Federal judges in California, New York, and Illinois have expressed increasing skepticism toward Strike 3’s litigation model, questioning the reliability of IP-based evidence and whether the company genuinely pursues trials or merely seeks embarrassing settlements. Defense attorneys have successfully argued that Strike 3 engages in “copyright trolling,” and that monitoring software used to track IP addresses may not meet evidentiary standards.

Network Monitoring and Legal Responsibility

Meta has also challenged the expectation that it should comprehensively police every file downloaded across its global corporate network. “Monitoring every file downloaded by any person using Meta’s global network would be an extraordinarily complex and invasive undertaking,” the company argued, citing legal precedent requiring only “simple measures” to curb infringement rather than exhaustive surveillance.

On the “stealth network” allegation, Meta questioned Strike 3’s logic: “Why would Meta seek to ‘conceal’ certain alleged downloads… but use easily traceable Meta corporate IP addresses for many hundreds of others?” The company suggests this inconsistency undermines the conspiracy theory Strike 3 attempts to construct.

Broader Implications for the AI Industry

This lawsuit arrives as nearly every major AI company faces similar copyright infringement allegations. The technology industry’s race to develop increasingly sophisticated models has created enormous demand for training data, leading to accusations that companies systematically violate copyright law to gain competitive advantages.

Legal experts suggest Strike 3’s case may have a stronger footing than previous AI copyright lawsuits due to the specificity of its evidence—identified IP addresses, documented download dates, and alleged attempts at concealment. If successful, the lawsuit could establish precedents affecting how AI companies acquire training data and their liability for content accessed through corporate networks.

What Happens Next

Strike 3 Holdings has two weeks from Meta’s October 2025 dismissal motion to file its response. If the court denies Meta’s dismissal request, the case would proceed to discovery, potentially revealing internal Meta communications about AI training data sources and network usage policies.

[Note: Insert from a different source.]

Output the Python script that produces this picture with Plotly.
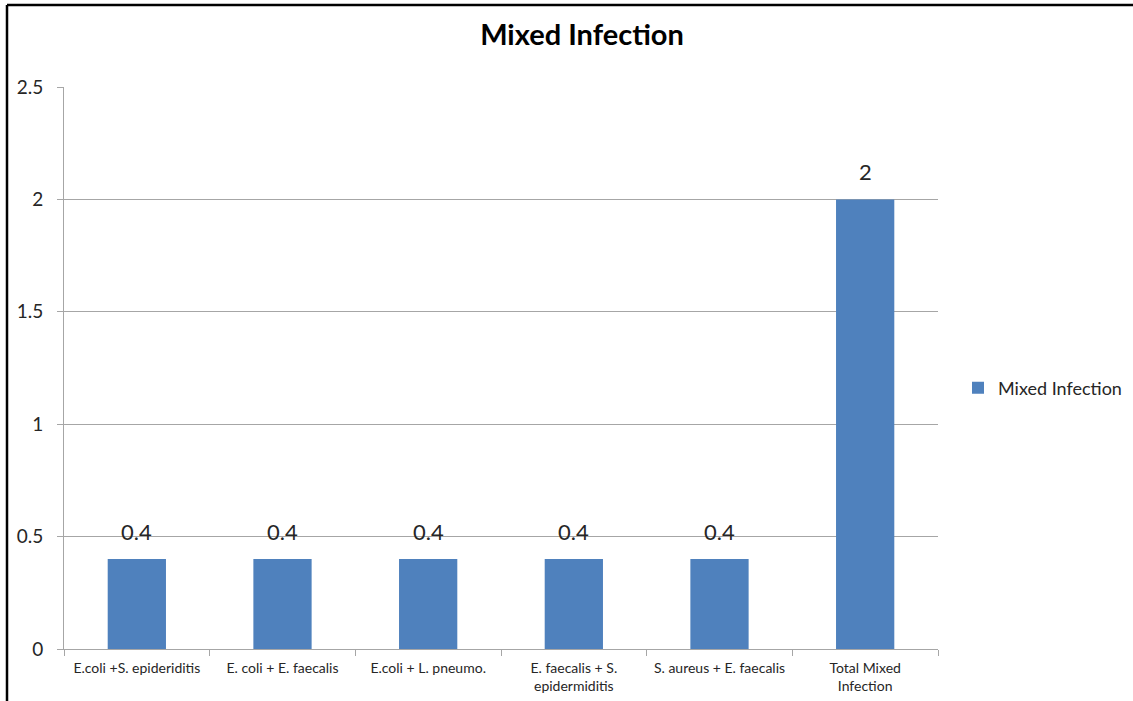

A victory for Meta would not only avoid the $350 million damages claim but also reinforce its position that video AI tools are designed to exclude explicit material. Conversely, a decision favoring Strike 3 could expose Meta to additional copyright claims and force greater transparency about AI training practices.

The case ultimately tests whether tech companies can be held liable for employee actions on corporate networks, how copyright law applies to AI training data, and whether the courts will accept IP address evidence as sufficient proof of systematic corporate infringement. The outcome could reshape data acquisition practices across the entire artificial intelligence industry.